I went to work and didn't feel hungry for the entire first day! It wasn't until the 5th day that I found myself feeling lightheaded while I was shooting on set. I sat down for a bit and started to feel better. That night I drank a liter of water at Iftar in hopes of not feeling so hydrated throughout the day. On the 5th day I also noticed how much discipline it takes to fast and was so happy that I started.
Here are some things that I learned from joining Muslims all over the world for Ramadan 2017:
People Interpret Discipline In Different Ways
While talking to friends, family and co-workers about Ramadan, they either felt one of two ways: inspired or uncomfortable. Mostly everyone that I talked to encouraged me and felt inspired by what Ramadan meant to me and to Muslims. However, a few people did feel uncomfortable. As the world and media alike continue to portray Muslims and Islam as an extremists practicing an extreme religion, I could tell that some people were disturbed by me participating in Ramadan. On the other hand I found that others were more uncomfortable with the level of discipline it takes to practice Ramadan on a daily basis. Discipline can ignite feelings of inadequacy within people who feel like they lack the focus or character to carry out difficult tasks/habits. I just ignored that energy and kept on pushing!

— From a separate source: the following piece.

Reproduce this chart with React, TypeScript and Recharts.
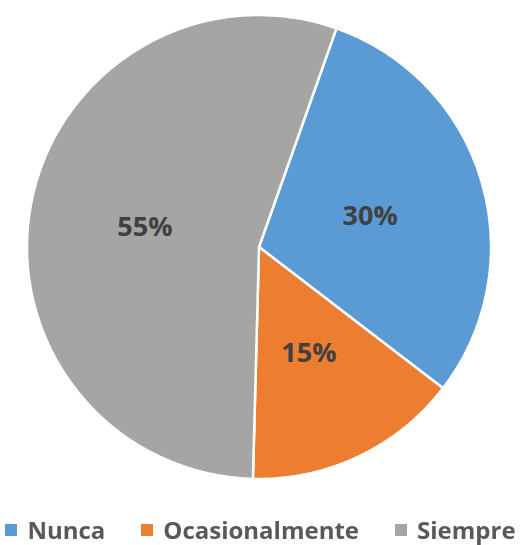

You Control Your Mind, Your Mind Does Not Control You
Common feedback that I received during the month was how most people didn't think they could make it through Ramadan because of mood swings. During the month I kept thinking about the phrase, "Mind over matter," which rings so true when you are fasting. My mind was clear just like my friend said her was. I started to notice how much I use food as a source of comfort in my life and how unhealthy that can be. You begin to fast from food and end up fasting from unhealthy habits. I was very conscious of what I put in my body and I listened to my body a lot (Am I hungry or full? Do I really want to eat that or do I want it just because it's there? My body feels tired. I'm going to listen to rest). I felt amazing and even though I had a hard time one Sunday when I was so hungry that I pinned over 20 recipes on Pinterest (and literally drooled at every photo), I felt so powerful and accomplished when I made it to Iftar. I've learned that I am in control of my mind and body and I can achieve whatever I set out to do.
Waking Up Early Is Tough But Rewarding
After Ramadan, I'm going to continue to wake up early. Praying/meditation really sets your intention for the day. I also like the extra "Me" time that I had for myself -- it really makes a difference. If I have to wake up an hour early to have a smoother day, why not? Spirituality is a huge part of fasting. After praying for my family, I would always ask for strength to get through fasting everyday.
Islam Is a Beautiful Religion
I have always had Muslim friends who have taken the time to show me how beautiful of a religion Islam is. There are Muslims of all shades and backgrounds all over the world who unite and celebrate their beliefs together as one.
Ramadan Is Not About Losing Weight But You Will Anyway
I lost 7 pounds which is amazing considering that I didn't hit the gym often. I feel amazing.
I am looking forward to Ramadan next year. Eid Mubarak!